PORT TOWNSEND – The last ferry to Seattle will leave at 6:15 p.m. Jan. 6.
Washington State Ferries won’t make the run a permanent fixture. said Susan Harris-Huether, the agency’s customer information manager.
“The Seattle-Port Townsend route was put in service over the holidays to help alleviate some of the business loss in Port Townsend,” she said.
“Any permanent service changes need to come from the Legislature.”
And, she said, that isn’t likely.
“Given the funding issues, and the boat issues that the State Ferries have, there are other priorities,” Harris-Huether said.
The 149-passenger MV Snohomish began making round-trips between Port Townsend and Keystone on Whidbey Island on Nov. 25.

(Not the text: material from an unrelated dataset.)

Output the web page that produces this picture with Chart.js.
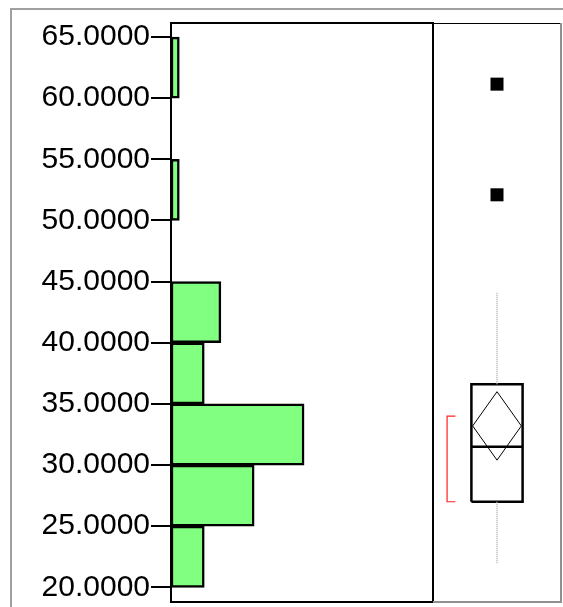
<!DOCTYPE html>
<html>
<head>
<meta charset="utf-8">
<script src="https://cdn.jsdelivr.net/npm/chart.js@4/dist/chart.umd.min.js"></script>
<style>
    body { margin: 0; background: #fff; overflow: hidden; }
    #frame { position: absolute; left: 10px; top: 8px; width: 600px; height: 700px; border: 2px solid #a0a0a0; }
    #hist_chart { position: absolute; left: 0; top: 0; }
    #box_chart { position: absolute; left: 433px; top: 0; }
</style>
</head>
<body>
<div id="frame"></div>
<canvas id="hist_chart" width="434" height="607"></canvas>
<canvas id="box_chart" width="130" height="607"></canvas>
<script>
// histogram bins (lower edge) and counts
var binStarts = [20, 25, 30, 35, 40, 45, 50, 55, 60];
var binCounts = [4, 10, 16, 4, 6, 0, 1, 0, 1];
var binWidth = 5;
var tickValues = [20, 25, 30, 35, 40, 45, 50, 55, 60, 65];

// box plot summary
var quartiles = [27.0, 31.5, 36.6];      // Q1, median, Q3
var whiskers = [21.95, 44.05];           // low, high
var meanDiamond = [30.4, 33.2, 36.0];    // lower 95%, mean, upper 95%
var shortestHalf = [27.0, 34.0];
var outliers = [52.1, 61.15];

var yMin = 18.8, yMax = 66.15;

var framePlugin = {
    id: 'frame',
    afterDraw: function (chart, args, opts) {
        var ctx = chart.ctx, a = chart.chartArea;
        ctx.save();
        if (opts.kind === 'hist') {
            ctx.strokeStyle = '#000';
            ctx.lineWidth = 2;
            ctx.strokeRect(a.left, a.top, a.right - a.left, a.bottom - a.top);
        } else {
            ctx.strokeStyle = '#000';
            ctx.lineWidth = 1;
            ctx.beginPath();
            ctx.moveTo(a.left, a.top + 0.5);
            ctx.lineTo(a.right, a.top + 0.5);
            ctx.stroke();
            ctx.strokeStyle = '#909090';
            ctx.lineWidth = 2;
            ctx.beginPath();
            ctx.moveTo(a.right, a.top);
            ctx.lineTo(a.right, a.bottom);
            ctx.lineTo(a.left, a.bottom);
            ctx.stroke();
        }
        ctx.restore();
    }
};

new Chart(document.getElementById('hist_chart').getContext('2d'), {
    type: 'bar',
    data: {
        datasets: [{
            data: binStarts.map(function (b, i) { return { y: b + binWidth / 2, x: binCounts[i] }; }),
            backgroundColor: '#80ff80',
            borderColor: '#000',
            borderWidth: 2.5,
            borderSkipped: false,
            barPercentage: 1,
            categoryPercentage: 1
        }]
    },
    options: {
        indexAxis: 'y',
        responsive: false,
        animation: false,
        layout: { autoPadding: false, padding: { top: 23, bottom: 5, left: 0, right: 1 } },
        plugins: { legend: { display: false }, tooltip: { enabled: false }, frame: { kind: 'hist' } },
        scales: {
            x: { type: 'linear', min: 0, max: 31.5, display: false },
            y: {
                type: 'linear',
                min: yMin,
                max: yMax,
                offset: false,
                afterFit: function (s) {
                    s.width = 171;
                    s.paddingTop = 0;
                    s.paddingBottom = 0;
                },
                afterBuildTicks: function (s) {
                    s.ticks = tickValues.map(function (v) { return { value: v }; });
                },
                ticks: {
                    autoSkip: false,
                    padding: 1,
                    color: '#000',
                    font: { family: 'Liberation Sans, Arial, sans-serif', size: 30 },
                    callback: function (v) { return Number(v).toFixed(4); }
                },
                grid: { drawOnChartArea: false, offset: false, tickLength: 20, color: '#000', lineWidth: 2 },
                border: { display: false }
            }
        }
    },
    plugins: [framePlugin]
});

var boxHalf = 0.4, diamondHalf = 0.38, bracketX = -0.78, bracketSerif = 0.13;

function seg(points, color, width, dash) {
    return {
        data: points.map(function (p) { return { x: p[0], y: p[1] }; }),
        showLine: true,
        borderColor: color,
        borderWidth: width,
        borderDash: dash || [],
        pointRadius: 0,
        fill: false
    };
}

new Chart(document.getElementById('box_chart').getContext('2d'), {
    type: 'scatter',
    data: {
        datasets: [
            seg([[0, whiskers[1]], [0, quartiles[2]]], '#b0b0b0', 1.5, [1, 1]),
            seg([[0, quartiles[0]], [0, whiskers[0]]], '#b0b0b0', 1.5, [1, 1]),
            seg([[-boxHalf, quartiles[0]], [boxHalf, quartiles[0]], [boxHalf, quartiles[2]],
                 [-boxHalf, quartiles[2]], [-boxHalf, quartiles[0]]], '#000', 2.5),
            seg([[-boxHalf, quartiles[1]], [boxHalf, quartiles[1]]], '#000', 2.5),
            seg([[0, meanDiamond[0]], [diamondHalf, meanDiamond[1]], [0, meanDiamond[2]],
                 [-diamondHalf, meanDiamond[1]], [0, meanDiamond[0]]], '#000', 1),
            seg([[bracketX + bracketSerif, shortestHalf[0]], [bracketX, shortestHalf[0]],
                 [bracketX, shortestHalf[1]], [bracketX + bracketSerif, shortestHalf[1]]], '#ff2020', 1.2),
            {
                data: outliers.map(function (v) { return { x: 0, y: v }; }),
                pointStyle: 'rect',
                pointRadius: 9.2,
                pointBackgroundColor: '#000',
                pointBorderWidth: 0,
                showLine: false
            }
        ]
    },
    options: {
        responsive: false,
        animation: false,
        layout: { autoPadding: false, padding: { top: 23, bottom: 5, left: 0, right: 2 } },
        plugins: { legend: { display: false }, tooltip: { enabled: false }, frame: { kind: 'box' } },
        scales: {
            x: { type: 'linear', min: -1, max: 1, display: false },
            y: { type: 'linear', min: yMin, max: yMax, display: false }
        }
    },
    plugins: [framePlugin]
});
</script>
</body>
</html>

On Dec. 13, it was switched to make four round-trip runs daily between Port Townsend and Seattle.
State Transportation Secretary Paula Hammond idled the four Steel Electric-class vehicle ferries on Nov. 20, citing safety concerns after extensive hull corrosion was discovered in one of the boats, the Quinault.
The 80-year-old Steel Electrics are the only car ferries in the state ferries system that can negotiate the narrow, shallow harbor at Keystone on Whidbey Island.
State ferries system officials will lease the 50-vehicle MV Christine Anderson from Pierce County.
That boat is expected to start serving the Port Townsend-Keystone route “sometime in early 2008,” either in January or February, Harris-Huether said.
“We don’t have a specific date,” she said.
But, “the sooner the better as far as we’re concerned.”
The delay is because maintenance work is being done on the Christine Anderson now.
When that is finished, the ferry must have upgrades and modifications before it can be used on the Port Townsend-Keystone route.
A radar system and evacuation slides must be installed, as well as other upgrades for the often-rough waters between Port Townsend and Whidbey Island.
It’s unclear how long the upgrades will take.
For the time being, the Port Townsend-Keystone route is being served by Port Townsend-based Puget Sound Express’ passenger ferries from Hudson Point Marina, 227 Jackson St., a half-mile north of the Port Townsend ferry terminal.
Once the Port Townsend-Seattle route is discontinued, the Snohomish will take over the Port Townsend-Keystone route from the Port Townsend ferry terminal until the Christine Anderson is ready for service.
Until the end of the day on Jan. 6, the Snohomish will continue making four round trips a day between Port Townsend and Seattle.
The schedule is:
Leaving Port Townsend from the ferry terminal: 6:45 a.m., 10:30 a.m., 2:45 p.m. and 6:15 p.m.
Leaving Seattle from Pier 50 at Colman Dock: 8:30 a.m., 12:30 p.m., 4:30 p.m. and 8:45 p.m.
The ferry between Port Townsend and Seattle has been a hit, according to recent ridership figures from Washington State Ferries.
The passenger-only ferry run has been so popular that it filled to its permitted capacity and left people standing at the Port Townsend dock at least a couple of times, Harris-Huether said Saturday.
“I do know it happened Friday. I have not heard about today.”
She ascribed the high ridership on the 90-minute run to the holiday season, the run’s novelty and the cost of a round-trip: $6.70.
“It’s a very good price for a round trip to Seattle,” she said.
“I’ve talked to several people who thought it was a great way to spend the holidays.”
The MV Snohomish also made two runs at the end of the week with more passengers than it is allowed to carry, Harris-Huether said.
“We overloaded both Thursday and Friday on the second sailing out of Port Townsend,” at 10:30 a.m., she said.
The Snohomish has 350 seats, but it isn’t permitted to carry more than 149 passengers.
The Coast Guard requires that a ferry that carries 150 or more passengers must have voluminous safety and security plans written for it, Harris-Huether said.
“Writing a temporary plan would take longer than the route will run,” she explained.
On the first five days of the Port Townsend-Seattle route – Thursday, Dec. 13 through Monday, Dec. 17 – the Snohomish moved a total of 1,543 passengers, according to the state ferries system count.
Of those, 780 were leaving Port Townsend and 763 were leaving Seattle.
Its highest count during that time was 686 passengers on Dec. 16, a Sunday, the last day that the state ferries system offered free rides instead of charging the present $6.70 for a round trip.
But on this past Thursday and Friday, the run nearly equaled that initial five-day total.
The ferry’s Seattle to Port Townsend run attracted 713 passengers: 289 on Thursday and 424 on Friday.
The ferry’s Port Townsend to Seattle run attracted 679 passengers: 285 on Thursday and 394 on Friday.